A January 2013 World Bank briefing on ‘Children
in Emergency and Crisis Situations’, says:
“The use of girls [by armed forces] has
been confirmed in Democratic Republic of Congo, Uganda and West
Africa.”
It is estimated that many of the child soldiers
are girls and they are often used as 'wives' (i.e. sex slaves) of
the male combatants. DRC has been described as the ‘rape capital
of the world’.
About 40% of the hundreds of thousands of child
soldiers scattered across the world’s war torn areas today
are thought to be girls, but the numbers of girls enrolling in ‘child
soldier rehabilitation programs’ is less than 5%.

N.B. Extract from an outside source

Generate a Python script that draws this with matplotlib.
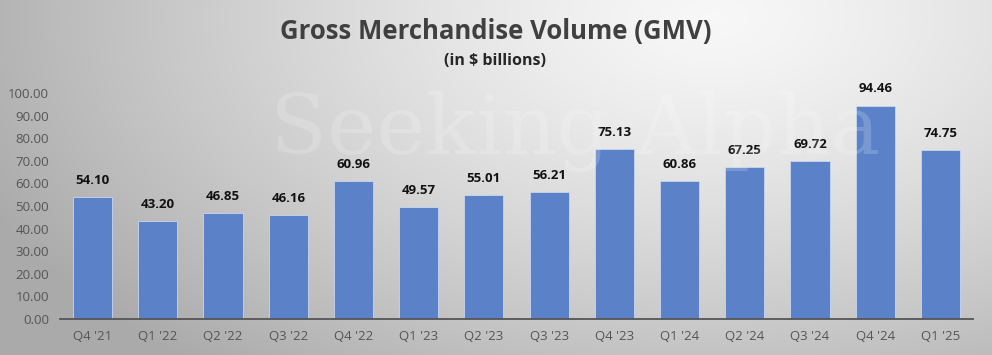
import numpy as np
import matplotlib.pyplot as plt

quarters = ["Q4 '21", "Q1 '22", "Q2 '22", "Q3 '22", "Q4 '22", "Q1 '23", "Q2 '23",
            "Q3 '23", "Q4 '23", "Q1 '24", "Q2 '24", "Q3 '24", "Q4 '24", "Q1 '25"]
gmv = [54.10, 43.20, 46.85, 46.16, 60.96, 49.57, 55.01, 56.21, 75.13, 60.86,
       67.25, 69.72, 94.46, 74.75]
yticks = [0, 10, 20, 30, 40, 50, 60, 70, 80, 90, 100]

W, H = 992, 355
fig = plt.figure(figsize=(W / 100, H / 100), dpi=100)

# background gradient
bg = fig.add_axes([0, 0, 1, 1])
yy, xx = np.mgrid[0:H, 0:W]
cx, cy = 0.72 * W, 0.05 * H
d = np.sqrt(((xx - cx) / W) ** 2 + ((yy - cy) / (H * 1.6)) ** 2)
v = 0.97 - 0.30 * np.clip(d / 0.8, 0, 1) ** 1.3
img = np.dstack([v, v, v])
bg.imshow(img, aspect='auto', extent=[0, 1, 0, 1], origin='upper')
bg.set_xlim(0, 1); bg.set_ylim(0, 1)
bg.axis('off')

ax = fig.add_axes([60 / W, 1 - 319 / H, (973 - 60) / W, (319 - 93) / H])
ax.patch.set_alpha(0)
x = np.arange(len(quarters))
ax.bar(x, gmv, width=0.6, color='#5B82C8', edgecolor='#C9D6EE', linewidth=0.6, zorder=2)

# faint watermark
fig.text(0.58, 1 - 132 / H, "Seeking Alpha", fontsize=60, family="DejaVu Serif",
         color='white', alpha=0.18, ha='center', va='center', zorder=5)

for xi, v_ in zip(x, gmv):
    ax.text(xi, v_ + 4.5, f"{v_:.2f}", ha='center', va='bottom', fontsize=9.5,
            fontweight='bold', color='#111111', family='Open Sans', zorder=6)
ax.set_xlim(-0.5, len(quarters) - 0.5)
ax.set_ylim(0, 100)
ax.set_yticks(yticks)
ax.set_yticklabels([f"{t:.2f}" for t in yticks])
ax.set_xticks(x)
ax.set_xticklabels(quarters)
ax.tick_params(axis='both', length=0, labelsize=9.5, colors='#555555', pad=8)
for lab in ax.get_xticklabels() + ax.get_yticklabels():
    lab.set_family('Open Sans')
for s in ['top', 'right', 'left']:
    ax.spines[s].set_visible(False)
ax.spines['bottom'].set_color('#555555')
ax.spines['bottom'].set_linewidth(1.3)

fig.text(0.5 * (283 + 708) / W, 1 - 32 / H, "Gross Merchandise Volume (GMV)", ha='center',
         va='center', fontsize=18.5, fontweight='bold', color='#404040', family='Open Sans')
fig.text(0.5 * (283 + 708) / W, 1 - 61 / H, "(in $ billions)", ha='center', va='center',
         fontsize=11.5, fontweight='bold', color='#262626', family='Open Sans')

fig.savefig("out.png", dpi=100)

Women face a compound burden, research has shown that they are more
likely to suffer depression, anxiety, and post-traumatic stress
disorder, compared with boy soldiers.
Worse still when these traumatized young women return
to their communities, having had unwanted pregnancies during their
times with rebel groups, they face the double stigma of having participated
in violence sometimes their own village or family and being seen
as ‘impure,’ and not suitable for marriage.
Statistics show that:
70% had witnessed beatings or torture.
63% had witnessed violent death.
77% saw stabbings, chopping, and shooting close-up.
62% had been beaten by armed forces.
39% had been regularly forced to take drugs such as marijuana and
cocaine.
45% of girls and 5 percent of boys had been raped by their captors.
27% had killed or injured others during the war.